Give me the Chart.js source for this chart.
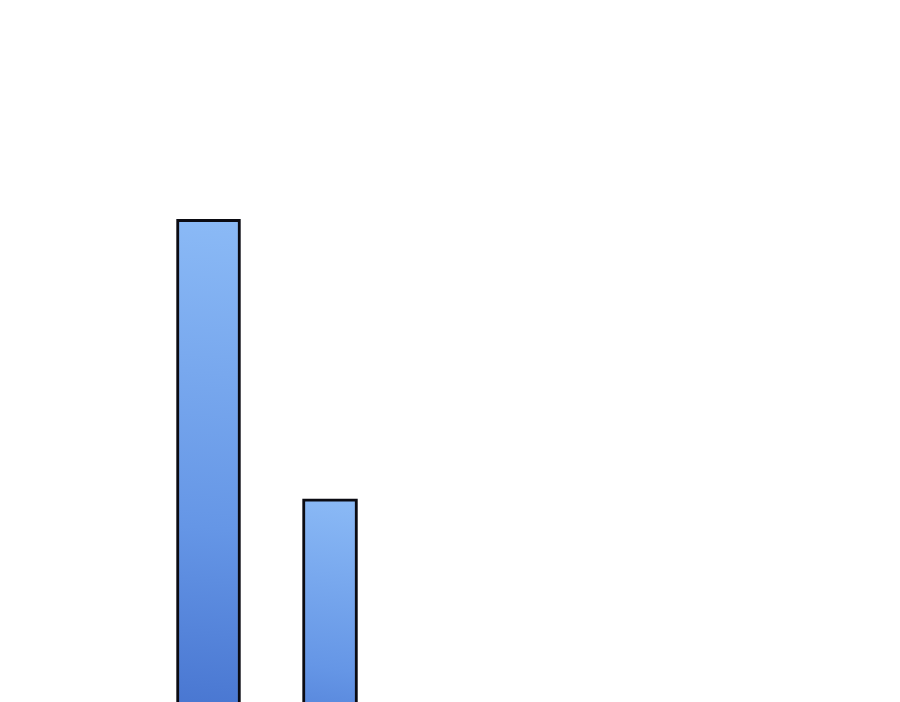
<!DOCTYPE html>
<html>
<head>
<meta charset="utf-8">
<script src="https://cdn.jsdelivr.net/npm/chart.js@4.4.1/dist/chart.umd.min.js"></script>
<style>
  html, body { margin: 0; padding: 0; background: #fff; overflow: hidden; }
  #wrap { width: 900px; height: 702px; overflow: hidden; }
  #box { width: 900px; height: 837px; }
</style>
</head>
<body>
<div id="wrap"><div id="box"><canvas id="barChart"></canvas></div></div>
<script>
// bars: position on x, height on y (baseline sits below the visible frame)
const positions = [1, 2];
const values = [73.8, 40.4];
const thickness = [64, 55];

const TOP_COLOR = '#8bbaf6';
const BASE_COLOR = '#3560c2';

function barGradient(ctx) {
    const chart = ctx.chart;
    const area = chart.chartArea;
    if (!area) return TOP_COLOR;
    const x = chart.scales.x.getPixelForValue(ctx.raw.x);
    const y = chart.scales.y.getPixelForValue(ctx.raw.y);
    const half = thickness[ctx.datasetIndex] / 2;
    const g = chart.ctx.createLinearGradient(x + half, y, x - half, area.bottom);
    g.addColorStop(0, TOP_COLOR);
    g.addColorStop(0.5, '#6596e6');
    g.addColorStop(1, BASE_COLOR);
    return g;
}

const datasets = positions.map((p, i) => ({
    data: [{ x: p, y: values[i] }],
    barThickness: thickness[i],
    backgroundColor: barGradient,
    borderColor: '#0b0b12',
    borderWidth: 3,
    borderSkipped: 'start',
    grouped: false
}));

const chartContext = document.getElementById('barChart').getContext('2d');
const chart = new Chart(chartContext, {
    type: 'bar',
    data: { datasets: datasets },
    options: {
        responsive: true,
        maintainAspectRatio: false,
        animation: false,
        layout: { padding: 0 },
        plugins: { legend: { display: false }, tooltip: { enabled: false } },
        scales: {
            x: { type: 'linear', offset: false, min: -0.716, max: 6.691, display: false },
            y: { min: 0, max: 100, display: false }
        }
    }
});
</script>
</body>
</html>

---------------

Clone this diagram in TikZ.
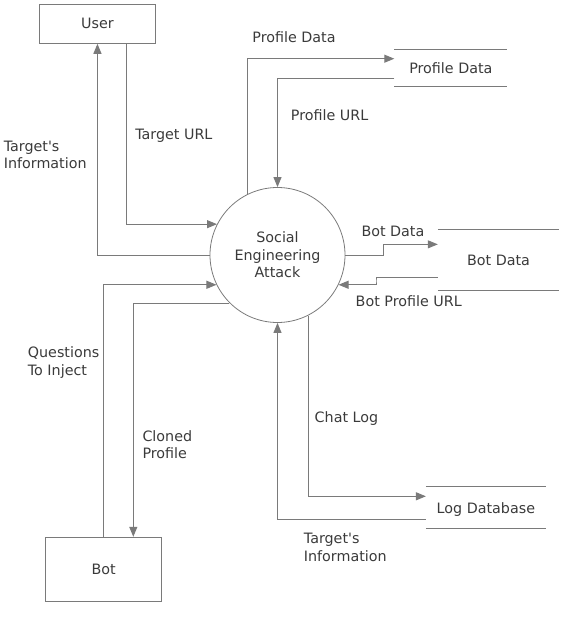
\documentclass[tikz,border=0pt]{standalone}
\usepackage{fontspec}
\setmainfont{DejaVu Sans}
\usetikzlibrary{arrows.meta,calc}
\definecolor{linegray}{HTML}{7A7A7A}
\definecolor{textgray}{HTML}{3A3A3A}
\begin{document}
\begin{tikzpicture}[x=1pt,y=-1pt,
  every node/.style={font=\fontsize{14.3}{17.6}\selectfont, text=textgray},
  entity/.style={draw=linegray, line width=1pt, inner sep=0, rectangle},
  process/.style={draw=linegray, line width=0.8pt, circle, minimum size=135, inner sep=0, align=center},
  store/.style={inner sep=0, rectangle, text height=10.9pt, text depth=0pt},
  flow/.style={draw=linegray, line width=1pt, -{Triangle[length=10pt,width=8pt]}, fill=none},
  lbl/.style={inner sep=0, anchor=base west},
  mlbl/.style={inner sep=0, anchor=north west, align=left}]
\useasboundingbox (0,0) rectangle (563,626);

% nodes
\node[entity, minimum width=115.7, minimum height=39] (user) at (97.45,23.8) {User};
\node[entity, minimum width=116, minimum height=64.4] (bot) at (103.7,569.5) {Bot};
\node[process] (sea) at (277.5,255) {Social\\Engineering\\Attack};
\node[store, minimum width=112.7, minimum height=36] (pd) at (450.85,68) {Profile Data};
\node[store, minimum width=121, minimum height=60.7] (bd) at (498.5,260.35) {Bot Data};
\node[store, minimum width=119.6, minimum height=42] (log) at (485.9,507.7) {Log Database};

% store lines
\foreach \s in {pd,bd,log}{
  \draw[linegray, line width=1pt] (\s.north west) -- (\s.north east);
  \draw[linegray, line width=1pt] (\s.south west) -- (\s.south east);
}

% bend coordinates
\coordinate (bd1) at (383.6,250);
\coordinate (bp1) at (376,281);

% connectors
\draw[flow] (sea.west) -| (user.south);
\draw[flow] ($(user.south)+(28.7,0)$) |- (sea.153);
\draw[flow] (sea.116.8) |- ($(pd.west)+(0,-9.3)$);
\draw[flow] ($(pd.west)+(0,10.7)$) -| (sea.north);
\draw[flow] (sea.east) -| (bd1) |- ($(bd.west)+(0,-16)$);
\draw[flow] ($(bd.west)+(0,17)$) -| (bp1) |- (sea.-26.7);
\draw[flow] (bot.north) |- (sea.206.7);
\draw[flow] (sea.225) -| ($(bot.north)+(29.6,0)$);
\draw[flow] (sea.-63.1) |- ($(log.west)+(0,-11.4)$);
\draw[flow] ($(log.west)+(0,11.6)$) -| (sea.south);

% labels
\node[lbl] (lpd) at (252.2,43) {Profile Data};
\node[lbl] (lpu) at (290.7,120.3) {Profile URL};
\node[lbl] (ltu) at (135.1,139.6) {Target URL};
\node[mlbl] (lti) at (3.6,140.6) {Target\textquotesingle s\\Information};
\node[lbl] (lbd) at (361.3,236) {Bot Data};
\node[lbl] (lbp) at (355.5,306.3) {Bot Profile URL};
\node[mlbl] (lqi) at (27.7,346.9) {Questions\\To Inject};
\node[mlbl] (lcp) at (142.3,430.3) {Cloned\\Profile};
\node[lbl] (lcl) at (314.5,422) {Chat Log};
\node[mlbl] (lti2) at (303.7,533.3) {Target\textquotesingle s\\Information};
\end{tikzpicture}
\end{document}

---------------

◆ **Short exercise**: Extract from the material above the stretch running from the line containing "Give me the Chart.js source for this chart." through the line containing "const BASE_COLOR = '#3560c2';". Keep the text exact and the pictures out.

◆ **Problem solution**:
Give me the Chart.js source for this chart.
<!DOCTYPE html>
<html>
<head>
<meta charset="utf-8">
<script src="https://cdn.jsdelivr.net/npm/chart.js@4.4.1/dist/chart.umd.min.js"></script>
<style>
  html, body { margin: 0; padding: 0; background: #fff; overflow: hidden; }
  #wrap { width: 900px; height: 702px; overflow: hidden; }
  #box { width: 900px; height: 837px; }
</style>
</head>
<body>
<div id="wrap"><div id="box"><canvas id="barChart"></canvas></div></div>
<script>
// bars: position on x, height on y (baseline sits below the visible frame)
const positions = [1, 2];
const values = [73.8, 40.4];
const thickness = [64, 55];

const TOP_COLOR = '#8bbaf6';
const BASE_COLOR = '#3560c2';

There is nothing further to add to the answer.